Este renovado activismo por la paz a ratos parece errático, caótico, sin un norte visible. Es inevitable. La ruta de la paz no está definida, será el resultado de una construcción colectiva y del consiguiente forcejeo entre propuestas no siempre complementarias. La distancia física nos ofrece a los observadores externos una perspectiva privilegiada: vemos un paisaje completo y no tanto los aparentes obstáculos inmediatos. Lo que observamos, de momento, es alentador.

Un proceso de paz se puede comparar también con la creación colectiva de una obra de arte: una pintura con diferentes capas (de conflictos), colores (actores) y formas (de proceder).

Todas ellas necesarias para completar una obra única e irrepetible que no se puede apreciar en su conjunto hasta su conclusión.

Un nuevo imaginario

Intuyo que pocas personas alcanzan a imaginarse hoy lo que significaría vivir sin guerra. La mayoría de la población colombiana ha vivido toda su vida bajo los efectos del conflicto armado. Millones de personas han sido víctimas directas. El país entero ha tenido que ajustar su vida – sus hábitos, sus anhelos – a una realidad que parece un destino inevitable. El fin del conflicto abriría un horizonte nuevo, desconocido, un escenario de libertad. Un escenario que parece tan lejano que la mayoría seguramente lo considera una utopía.

Es fácil empezar una guerra. Es mucho más difícil terminarla. El mundo se explica de forma simplificada con visiones binarias: buenos-malos, demócratas-terroristas, oligarcas-oprimidos, los míos-los otros. La paz requiere un esfuerzo por reconocer la complejidad de las relaciones sociales, las propias miserias y los aciertos de quien milita en el bando contrario.

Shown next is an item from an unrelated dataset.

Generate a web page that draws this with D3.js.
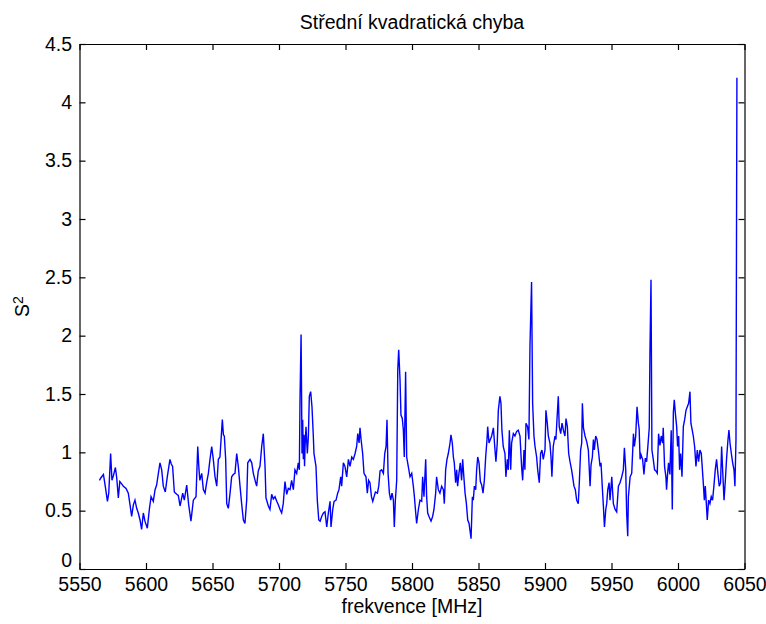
<!DOCTYPE html>
<html>
<head>
<meta charset="utf-8">
<script src="https://cdn.jsdelivr.net/npm/d3@7"></script>
<style>
  html, body { margin: 0; padding: 0; background: #fff; }
  svg { display: block; }
  text { font-family: "Liberation Sans", Arial, sans-serif; fill: #000; }
</style>
</head>
<body>
<svg id="chart" width="766" height="624"></svg>
<script>
// ---- data ----
const chartTitle = "Střední kvadratická chyba";
const xLabel = "frekvence [MHz]";
const xTicks = [5550, 5600, 5650, 5700, 5750, 5800, 5850, 5900, 5950, 6000, 6050];
const yTicks = [0, 0.5, 1, 1.5, 2, 2.5, 3, 3.5, 4, 4.5];
const yTickLabels = ["0", "0.5", "1", "1.5", "2", "2.5", "3", "3.5", "4", "4.5"];

const freqMHz = [
5565,5566,5568,5569.5,5571,5572,5573.4,5574.4,5575.5,5577,5578,5579.2,5580.3,5581.7,5583,5585,5586.7,5588,5589.2,5590.5,
5591.7,5593,5594.2,5595.5,5596.7,5598,5599.2,5601,5602.5,5603.8,5605.5,5606.8,5608,5609.3,5610.5,5611.8,5613,5614.5,5616,5618,
5619,5620,5621.3,5623.1,5624.3,5625.6,5627.6,5628.8,5630.6,5632.1,5633.8,5635.6,5637.6,5638.9,5639.8,5640.5,
5641.9,5643.1,5644.4,5645.6,5646.9,5648.1,5649.4,5650.6,5651.9,5653.2,5654.4,5655.6,5656.5,5657.4,5658.2,5658.9,5659.9,5660.7,5661.9,5663.2,
5664.4,5665.6,5666.9,5668.2,5669.4,5670.7,5671.9,5673.2,5674.4,5675.7,5676.5,5678.2,5679.5,5680.7,5682,5683.2,5684.4,5685.7,5687,5688.2,
5689.5,5690.2,5692,5693.2,5694.5,5695.7,5697,5698.3,5699.5,5700.8,5702,5703.2,5704.5,5705.8,5707,5708.3,5709.5,5710.8,5712,5713.3,
5714.5,5715.3,5715.8,5716.6,5717.0,5717.3,5717.8,5718.3,5718.8,5719.2,5719.6,5720.3,5721.3,5722.1,5722.8,5723.8,5724.8,5725.8,5726.3,5727.8,
5728.8,5729.9,5730.9,5732.1,5733.4,5734.6,5735.9,5737.1,5738.4,5739.1,5740.4,5741.4,5742.9,5744.1,5745.1,5746.4,5747.1,5748.4,5749.6,5750.9,
5752.2,5753.4,5754.7,5755.9,5757.2,5758.4,5759.2,5760.2,5760.9,5761.7,5762.9,5763.9,5765.4,5766.4,5767.4,5768.4,5769.5,5770.5,5771.5,5772.5,
5774,5775,5776,5777.2,5778.5,5779.5,5780.5,5781.2,5782,5783,5784,5785,5786,5786.7,5787.5,5788.5,5789.3,5790,
5791,5791.7,5792.7,5793.5,5794.2,5795.2,5796,5797.2,5798.5,5799.8,5801,5801.8,5802.8,5803.5,5804.8,5806,5807.3,5808,5809,5810.3,
5811,5811.8,5812.8,5814.3,5815.5,5816.5,5817.8,5818.5,5819.8,5821,5822.3,5823.6,5824.3,5825.3,5826.3,5827.3,5828.6,5829.3,5830.3,5831.1,
5831.8,5832.8,5833.6,5834.3,5835.3,5836.3,5837.3,5838.1,5838.8,5839.9,5840.9,5841.9,5842.9,5843.6,5844.4,5845.4,5846.1,5846.9,5847.9,5848.6,
5849.4,5850.4,5851.4,5852.4,5853.4,5854.4,5855.4,5856.4,5856.9,5857.9,5858.9,5859.9,5861.2,
5862.4,5863.1,5864.1,5864.9,5866.1,5866.9,5867.6,5868.6,5869.9,5870.6,5871.7,5872.4,5873.2,5874.2,5874.9,5876.2,5877.4,5878.7,5879.9,5881.2,
5882.4,5883.2,5884.2,5884.9,5885.7,5886.9,5887.9,5888.7,5889.9,5890.7,5891.7,5892.5,5893.7,5894.5,5895.7,5896.7,5897.7,5898.7,5900,5900.7,
5901.7,5902.5,5903.7,5904.5,5905.2,5906.2,5907.5,5908.2,5909,5910,5910.7,5911.8,5912.8,5913.8,5915,5915.8,5916.8,5917.8,5918.8,5920,
5920.8,5921.8,5922.8,5923.8,5925,5925.8,5926.8,5927.6,5928.1,5928.9,5930.1,5931.4,5932.6,
5933.9,5934.6,5935.6,5936.4,5937.1,5938.1,5939.1,5940.1,5941.4,5942.1,5943.2,5943.9,5944.7,5945.7,5946.4,5947.2,5948.2,5948.9,5950.2,5951.4,
5952.7,5953.9,5955.2,5956.4,5957.7,5958.9,5959.7,5960.7,5961.4,5962.2,5962.7,5964,5965.2,5966.5,5967.2,5968.2,5969.2,5970.2,5970.8,5971.5,
5972.2,5973.4,5974.4,5975.4,5976.4,5977.4,5978.4,5978.9,5979.7,5980.4,5981.4,5982.4,5983.4,5984.4,5985.4,5986.4,5987.4,5988.4,5988.9,5989.9,
5990.9,5991.4,5992.2,5992.9,5993.9,5994.9,5995.7,5996.5,5997.2,5998.2,5999,5999.7,6000.5,6001.2,6002,6003,6004,6005,6006,6007,
6008,6009,6009.7,6010.7,6011.5,6012.5,6013.5,6014.5,6015.5,6016.5,6017.5,6018,6019,6019.8,6020.5,6021.3,6022,6023,6024,6025,
6026,6027,6028,6029,6030,6031,6032,6032.8,6033.8,6034.6,6035.6,6036.6,6037.6,6038.3,6039.1,6040.1,6041.1,6042.1,6042.8,6043.6,6044.3
];

const s2Values = [
0.76,0.78,0.81,0.70,0.58,0.65,0.99,0.76,0.80,0.87,0.78,0.61,0.75,0.73,0.71,0.69,0.65,0.55,0.45,0.55,
0.59,0.52,0.48,0.42,0.34,0.48,0.41,0.35,0.51,0.62,0.58,0.68,0.72,0.82,0.91,0.85,0.71,0.66,0.79,0.94,
0.90,0.88,0.66,0.64,0.63,0.54,0.65,0.59,0.72,0.55,0.41,0.59,0.62,1.05,0.86,0.76,
0.82,0.68,0.65,0.74,0.82,0.94,1.05,0.94,0.79,0.71,0.94,0.96,1.12,1.28,1.15,1.14,0.94,0.56,0.52,0.65,
0.79,0.81,0.82,0.99,0.88,0.71,0.56,0.42,0.39,0.59,0.91,0.94,0.91,0.82,0.76,0.71,0.84,0.88,1.05,1.16,
0.88,0.61,0.54,0.51,0.64,0.60,0.62,0.58,0.55,0.51,0.48,0.56,0.75,0.64,0.69,0.68,0.76,0.68,0.85,0.82,
0.91,0.85,1.46,2.01,1.45,0.99,1.28,0.94,1.15,0.88,1.05,1.22,0.99,1.14,1.48,1.52,1.39,1.14,0.99,0.88,
0.59,0.42,0.41,0.45,0.48,0.49,0.36,0.48,0.58,0.36,0.51,0.58,0.59,0.65,0.68,0.79,0.71,0.91,0.88,0.79,
0.94,0.88,0.96,0.94,0.99,1.05,1.16,1.08,1.21,1.11,0.99,0.82,0.79,0.65,0.76,0.74,0.62,0.58,0.62,0.66,
0.65,0.71,0.84,0.85,0.82,0.99,1.05,1.28,0.82,0.65,0.59,0.65,0.59,0.36,0.59,0.76,1.71,1.88,
1.62,1.32,1.29,1.19,0.96,1.69,0.96,0.88,0.79,0.82,0.71,0.62,0.48,0.39,0.51,0.59,0.58,0.79,0.62,0.94,
0.62,0.48,0.45,0.41,0.45,0.51,0.65,0.79,0.68,0.65,0.71,0.68,0.56,0.85,0.94,0.99,1.08,1.15,1.08,0.96,
0.91,0.74,0.85,0.71,0.82,0.91,0.76,0.94,0.82,0.65,0.56,0.42,0.39,0.33,0.26,0.62,0.59,0.71,0.68,0.85,
0.96,0.91,0.75,0.72,0.65,0.76,0.96,1.11,1.22,1.08,1.11,1.14,1.21,
1.02,0.92,1.08,1.36,1.48,1.42,1.19,1.05,0.99,0.79,0.94,0.85,1.19,0.85,1.08,1.16,1.14,1.18,1.19,1.14,
0.88,0.76,1.02,0.85,1.25,1.22,1.11,1.91,2.46,1.42,1.14,1.05,0.96,0.85,0.74,0.99,1.02,0.94,1.02,1.36,
1.25,1.14,1.08,0.96,0.79,1.05,1.14,1.11,1.28,1.48,1.22,1.16,1.25,1.19,1.14,1.29,1.22,0.99,0.92,0.85,
0.79,0.71,0.68,0.59,0.56,0.74,1.02,1.08,1.42,1.21,1.14,1.09,1.02,
0.71,0.89,0.96,1.11,1.02,1.14,1.11,1.02,0.88,0.91,0.68,0.54,0.36,0.51,0.56,0.68,0.74,0.59,0.79,0.56,
0.51,0.49,0.71,0.74,0.79,0.85,1.04,0.85,0.48,0.28,0.62,0.79,0.82,1.16,1.05,1.14,1.39,1.25,1.20,0.94,
0.98,0.94,0.81,0.95,0.92,1.06,1.21,1.85,2.48,1.02,0.94,0.85,0.84,0.82,1.16,1.06,1.14,1.08,1.21,0.88,
0.79,0.68,0.82,0.91,0.81,1.19,0.51,1.34,1.45,1.31,1.22,1.05,1.14,0.85,0.99,0.79,1.22,1.28,1.36,1.39,
1.42,1.52,1.25,1.19,1.14,1.05,0.88,1.02,0.92,1.02,0.99,0.91,0.74,0.59,0.71,0.56,0.42,0.59,0.56,0.62,
0.59,0.71,0.85,0.94,0.82,0.71,0.74,1.05,0.79,0.59,0.76,0.96,1.11,1.19,1.08,0.99,0.91,0.85,0.71,1.11,4.21
];

// ---- layout ----
const W = 766, H = 624;
const plot = { left: 79.5, right: 744.5, top: 44, bottom: 569 };
const svg = d3.select("#chart");

const x = d3.scaleLinear().domain([5550, 6050]).range([plot.left, plot.right]);
const y = d3.scaleLinear().domain([0, 4.5]).range([plot.bottom, plot.top]);

const fontSize = 19.5;
const tickLen = 6;

// bottom axis with labels
svg.append("g").attr("transform", `translate(0,${plot.bottom})`)
  .call(d3.axisBottom(x).tickValues(xTicks).tickFormat(d3.format("d"))
    .tickSizeInner(-tickLen).tickSizeOuter(0).tickPadding(8));
// top axis (ticks only)
svg.append("g").attr("transform", `translate(0,${plot.top})`)
  .call(d3.axisTop(x).tickValues(xTicks).tickFormat("")
    .tickSizeInner(-tickLen).tickSizeOuter(0));
// left axis with labels
const gy = svg.append("g").attr("transform", `translate(${plot.left},0)`)
  .call(d3.axisLeft(y).tickValues(yTicks).tickFormat((d, i) => yTickLabels[i])
    .tickSizeInner(-tickLen).tickSizeOuter(0).tickPadding(7.5));
// right axis (ticks only)
svg.append("g").attr("transform", `translate(${plot.right},0)`)
  .call(d3.axisRight(y).tickValues(yTicks).tickFormat("")
    .tickSizeInner(-tickLen).tickSizeOuter(0));

svg.selectAll(".domain").attr("stroke", "#000").attr("stroke-width", 1.2);
svg.selectAll(".tick line").attr("stroke", "#000").attr("stroke-width", 1.2);
svg.selectAll(".tick text")
  .attr("fill", "#000")
  .style("font-family", '"Liberation Sans", Arial, sans-serif')
  .style("font-size", fontSize + "px");
// the "0" label sits just above the x tick labels, as in the reference
gy.selectAll(".tick text").filter(d => d === 0).attr("dy", "-0.14em");

// line
const pts = freqMHz.map((f, i) => [f, s2Values[i]]);
const line = d3.line().x(d => x(d[0])).y(d => y(d[1]));
svg.append("path")
  .datum(pts)
  .attr("d", line)
  .attr("fill", "none")
  .attr("stroke", "#0000ff")
  .attr("stroke-width", 1.4)
  .attr("stroke-linejoin", "miter");

// title
svg.append("text")
  .attr("x", (plot.left + plot.right) / 2)
  .attr("y", 29)
  .attr("text-anchor", "middle")
  .style("font-size", fontSize + "px")
  .text(chartTitle);

// x label
svg.append("text")
  .attr("x", (plot.left + plot.right) / 2)
  .attr("y", 613)
  .attr("text-anchor", "middle")
  .style("font-size", fontSize + "px")
  .text(xLabel);

// y label S^2
const yl = svg.append("text")
  .attr("transform", `translate(29,${(plot.top + plot.bottom) / 2}) rotate(-90)`)
  .attr("text-anchor", "middle")
  .style("font-size", fontSize + "px");
yl.append("tspan").text("S");
yl.append("tspan").attr("dy", "-0.45em").style("font-size", "14px").text("2");
</script>
</body>
</html>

No es tan obvio como parece. Incluso, los procesos sociales y políticos que luchan por la justicia social con frecuencia caen en las prácticas excluyentes y sectarias que tanto cuestionan.

Un proceso de paz lleva a un cambio de paradigma. En las negociaciones los enemigos pelean con palabras y no con balas. Se miran a los ojos y no desde la distancia. Visten de civil, no de camuflado. Empiezan compartiendo café y, si el proceso avanza, se sientan a comer juntos. Con el paso del tiempo van reconociendo los rostros que se esconden detrás de las máscaras. Se van distinguiendo como seres humanos. Acaban deconstruyendo la imagen del enemigo.

En ese momento, el proceso llega a uno de los puntos más críticos. Porque no todo el mundo entiende y comparte la decisión de romper con la narrativa del pasado y proceder a elaborar un relato nuevo, incluyente, sin rencores. Como recuerda Gerry Adams del Sinn Feinn (Irlanda del Norte): “La negociación con los propios puede ser más compleja que con el enemigo”.

Del abismo a la esperanza

Un acuerdo de paz no va a resolver los problemas estructurales del país. Incluso, es posible que la violencia permanezca, como ha sucedido en Centroamérica. Pero sí crearía unas condiciones para enfrentar los retos colectivos con un nuevo impulso, desde la esperanza colectiva en un futuro incluyente.

La responsabilidad inicial en la travesía hacia la paz es del Gobierno y la insurgencia. Pero un proceso de paz es mucho más que un proceso de negociación, y depende del compromiso, la generosidad y la responsabilidad colectiva del país. El futuro es incierto. Está por construirse.

Si la guerra continúa, la degradación es imparable. Conviene llegar a un acuerdo con la insurgencia mientras mantenga una mínima disciplina interna. Colombia se encuentra en la frontera entre los conflictos ‘viejos’, motivados por ideología, con lo que Mary Kaldor llama las “nuevas guerras”, donde predominan la codicia y la rapiña. En la balanza militar el tiempo corre contra las guerrillas. En la perspectiva de la democracia, el tiempo corre contra todos.

Bogotá, Oslo y La Habana

El 4 de septiembre pasado, el presidente Juan Manuel Santos le anunció al país que comenzaba un proceso de paz con la guerrilla de las Farc. El 18 de octubre, en Oslo (Noruega), los negociadores de ambos lados lanzaron oficialmente el proceso. El 19 de noviembre comenzaron las conversaciones en La Habana y el tema de arranque fue tierras, que es el primer punto de la agenda; esta también incluye participación política, narcotráfico, dejación de armas y reparación de las víctimas.